-- begin DATASET EXCERPT --
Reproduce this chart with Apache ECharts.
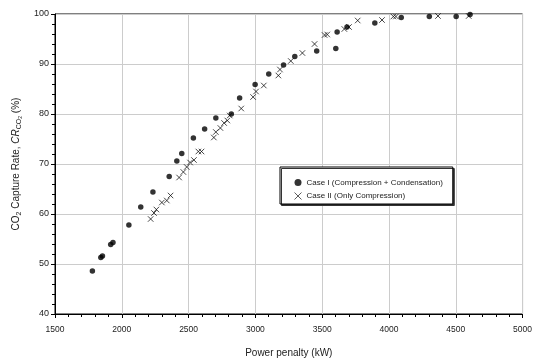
<!DOCTYPE html>
<html><head><meta charset="utf-8">
<script src="https://cdn.jsdelivr.net/npm/echarts@6/dist/echarts.min.js"></script>
<style>html,body{margin:0;padding:0;background:#fff}#c{width:535px;height:363px}</style>
</head><body><div id="c"></div>
<script>
var case1X = [1780,1843,1855,1917,1934,2053,2142,2233,2355,2412,2449,2536,2620,2704,2820,2882,2998,3100,3211,3295,3459,3602,3612,3686,3894,4092,4302,4503,4607];
var case1Y = [48.6,51.3,51.6,53.9,54.3,57.8,61.4,64.4,67.5,70.6,72.1,75.2,77.0,79.2,80.0,83.2,85.9,88.0,89.8,91.5,92.6,93.1,96.4,97.4,98.2,99.3,99.5,99.5,99.9];
var case2X = [2216,2241,2259,2300,2337,2365,2429,2461,2486,2511,2540,2573,2597,2689,2704,2738,2766,2790,2808,2894,2983,3005,3063,3172,3184,3265,3352,3443,3518,3538,3666,3701,3766,3948,4033,4052,4367,4597];
var case2Y = [59.0,60.2,60.9,62.3,62.7,63.7,67.3,68.4,69.4,70.3,70.8,72.5,72.5,75.3,76.4,77.2,78.2,78.7,79.7,81.1,83.4,84.5,85.7,87.7,88.9,90.6,92.2,94.0,95.8,95.9,97.0,97.4,98.7,98.8,99.5,99.5,99.6,99.6];
var seriesNames = ['Case I (Compression + Condensation)', 'Case II (Only Compression)'];
var xTitle = 'Power penalty (kW)';

function zip(a, b) { return a.map(function (v, i) { return [v, b[i]]; }); }

var FONT = 'Liberation Sans, Arial, sans-serif';
var CROSS = 'path://M0,0L10,10M10,0L0,10';
var chart = echarts.init(document.getElementById('c'), null, {renderer: 'canvas'});
chart.setOption({
  animation: false,
  backgroundColor: '#fff',
  textStyle: {fontFamily: FONT, color: '#222'},
  grid: {left: 55, right: 8, top: 14, bottom: 46, show: true, borderColor: '#000', borderWidth: 1, backgroundColor: 'transparent'},
  legend: {
    orient: 'vertical', left: 280, top: 167,
    backgroundColor: '#fff', borderColor: '#000', borderWidth: 1,
    shadowColor: '#333', shadowOffsetX: 1.5, shadowOffsetY: 1.5, shadowBlur: 0,
    padding: [11, 10, 2, 12], itemGap: 3, itemWidth: 7, itemHeight: 7,
    textStyle: {fontFamily: FONT, fontSize: 8, color: '#222', lineHeight: 9},
    data: [
      {name: seriesNames[0], icon: 'circle'},
      {name: seriesNames[1], icon: CROSS, itemStyle: {color: 'none', borderColor: '#000', borderWidth: 0.8}}
    ]
  },
  xAxis: {
    type: 'value', min: 1500, max: 5000, interval: 500,
    name: xTitle, nameLocation: 'middle', nameGap: 34,
    nameTextStyle: {fontFamily: FONT, fontSize: 10, color: '#222'},
    axisLine: {show: true, lineStyle: {color: '#000', width: 1}},
    axisTick: {show: true, inside: false, length: 4, lineStyle: {color: '#000', width: 1}},
    minorTick: {show: true, splitNumber: 5, length: 3, lineStyle: {color: '#000', width: 1}},
    axisLabel: {fontFamily: FONT, fontSize: 8.5, color: '#222', margin: 11, formatter: function (v) { return String(v); }},
    splitLine: {show: true, lineStyle: {color: '#cccccc', width: 1}}
  },
  yAxis: {
    type: 'value', min: 40, max: 100, interval: 10,
    name: 'CO{sub|2} Capture Rate, {it|CR}{sub|CO}{ss|2} (%)',
    nameLocation: 'middle', nameGap: 32,
    nameTextStyle: {
      fontFamily: FONT, fontSize: 10, color: '#222', lineHeight: 14,
      rich: {
        sub: {fontFamily: FONT, fontSize: 7, color: '#222', verticalAlign: 'bottom', lineHeight: 14},
        ss: {fontFamily: FONT, fontSize: 5, color: '#222', verticalAlign: 'bottom', lineHeight: 12},
        it: {fontFamily: FONT, fontSize: 10, fontStyle: 'italic', color: '#222', lineHeight: 14}
      }
    },
    axisLine: {show: true, lineStyle: {color: '#000', width: 1}},
    axisTick: {show: true, inside: false, length: 4, lineStyle: {color: '#000', width: 1}},
    minorTick: {show: true, splitNumber: 5, length: 3, lineStyle: {color: '#000', width: 1}},
    axisLabel: {fontFamily: FONT, fontSize: 9, color: '#222', margin: 6, formatter: function (v) { return String(v); }},
    splitLine: {show: true, lineStyle: {color: '#cccccc', width: 1}}
  },
  series: [
    {
      name: seriesNames[0], type: 'scatter', data: zip(case1X, case1Y),
      symbol: 'circle', symbolSize: 5.5,
      itemStyle: {color: '#000'}
    },
    {
      name: seriesNames[1], type: 'scatter', data: zip(case2X, case2Y),
      symbol: CROSS, symbolSize: 5.5,
      itemStyle: {color: 'none', borderColor: '#000', borderWidth: 0.9}
    }
  ]
});
</script></body></html>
-- end DATASET EXCERPT --
▶ STATED PROBLEM: Make an exact copy of the whole listing, but don't bring over any pictures.

▶ SOLUTION:
Reproduce this chart with Apache ECharts.
<!DOCTYPE html>
<html><head><meta charset="utf-8">
<script src="https://cdn.jsdelivr.net/npm/echarts@6/dist/echarts.min.js"></script>
<style>html,body{margin:0;padding:0;background:#fff}#c{width:535px;height:363px}</style>
</head><body><div id="c"></div>
<script>
var case1X = [1780,1843,1855,1917,1934,2053,2142,2233,2355,2412,2449,2536,2620,2704,2820,2882,2998,3100,3211,3295,3459,3602,3612,3686,3894,4092,4302,4503,4607];
var case1Y = [48.6,51.3,51.6,53.9,54.3,57.8,61.4,64.4,67.5,70.6,72.1,75.2,77.0,79.2,80.0,83.2,85.9,88.0,89.8,91.5,92.6,93.1,96.4,97.4,98.2,99.3,99.5,99.5,99.9];
var case2X = [2216,2241,2259,2300,2337,2365,2429,2461,2486,2511,2540,2573,2597,2689,2704,2738,2766,2790,2808,2894,2983,3005,3063,3172,3184,3265,3352,3443,3518,3538,3666,3701,3766,3948,4033,4052,4367,4597];
var case2Y = [59.0,60.2,60.9,62.3,62.7,63.7,67.3,68.4,69.4,70.3,70.8,72.5,72.5,75.3,76.4,77.2,78.2,78.7,79.7,81.1,83.4,84.5,85.7,87.7,88.9,90.6,92.2,94.0,95.8,95.9,97.0,97.4,98.7,98.8,99.5,99.5,99.6,99.6];
var seriesNames = ['Case I (Compression + Condensation)', 'Case II (Only Compression)'];
var xTitle = 'Power penalty (kW)';

function zip(a, b) { return a.map(function (v, i) { return [v, b[i]]; }); }

var FONT = 'Liberation Sans, Arial, sans-serif';
var CROSS = 'path://M0,0L10,10M10,0L0,10';
var chart = echarts.init(document.getElementById('c'), null, {renderer: 'canvas'});
chart.setOption({
  animation: false,
  backgroundColor: '#fff',
  textStyle: {fontFamily: FONT, color: '#222'},
  grid: {left: 55, right: 8, top: 14, bottom: 46, show: true, borderColor: '#000', borderWidth: 1, backgroundColor: 'transparent'},
  legend: {
    orient: 'vertical', left: 280, top: 167,
    backgroundColor: '#fff', borderColor: '#000', borderWidth: 1,
    shadowColor: '#333', shadowOffsetX: 1.5, shadowOffsetY: 1.5, shadowBlur: 0,
    padding: [11, 10, 2, 12], itemGap: 3, itemWidth: 7, itemHeight: 7,
    textStyle: {fontFamily: FONT, fontSize: 8, color: '#222', lineHeight: 9},
    data: [
      {name: seriesNames[0], icon: 'circle'},
      {name: seriesNames[1], icon: CROSS, itemStyle: {color: 'none', borderColor: '#000', borderWidth: 0.8}}
    ]
  },
  xAxis: {
    type: 'value', min: 1500, max: 5000, interval: 500,
    name: xTitle, nameLocation: 'middle', nameGap: 34,
    nameTextStyle: {fontFamily: FONT, fontSize: 10, color: '#222'},
    axisLine: {show: true, lineStyle: {color: '#000', width: 1}},
    axisTick: {show: true, inside: false, length: 4, lineStyle: {color: '#000', width: 1}},
    minorTick: {show: true, splitNumber: 5, length: 3, lineStyle: {color: '#000', width: 1}},
    axisLabel: {fontFamily: FONT, fontSize: 8.5, color: '#222', margin: 11, formatter: function (v) { return String(v); }},
    splitLine: {show: true, lineStyle: {color: '#cccccc', width: 1}}
  },
  yAxis: {
    type: 'value', min: 40, max: 100, interval: 10,
    name: 'CO{sub|2} Capture Rate, {it|CR}{sub|CO}{ss|2} (%)',
    nameLocation: 'middle', nameGap: 32,
    nameTextStyle: {
      fontFamily: FONT, fontSize: 10, color: '#222', lineHeight: 14,
      rich: {
        sub: {fontFamily: FONT, fontSize: 7, color: '#222', verticalAlign: 'bottom', lineHeight: 14},
        ss: {fontFamily: FONT, fontSize: 5, color: '#222', verticalAlign: 'bottom', lineHeight: 12},
        it: {fontFamily: FONT, fontSize: 10, fontStyle: 'italic', color: '#222', lineHeight: 14}
      }
    },
    axisLine: {show: true, lineStyle: {color: '#000', width: 1}},
    axisTick: {show: true, inside: false, length: 4, lineStyle: {color: '#000', width: 1}},
    minorTick: {show: true, splitNumber: 5, length: 3, lineStyle: {color: '#000', width: 1}},
    axisLabel: {fontFamily: FONT, fontSize: 9, color: '#222', margin: 6, formatter: function (v) { return String(v); }},
    splitLine: {show: true, lineStyle: {color: '#cccccc', width: 1}}
  },
  series: [
    {
      name: seriesNames[0], type: 'scatter', data: zip(case1X, case1Y),
      symbol: 'circle', symbolSize: 5.5,
      itemStyle: {color: '#000'}
    },
    {
      name: seriesNames[1], type: 'scatter', data: zip(case2X, case2Y),
      symbol: CROSS, symbolSize: 5.5,
      itemStyle: {color: 'none', borderColor: '#000', borderWidth: 0.9}
    }
  ]
});
</script></body></html>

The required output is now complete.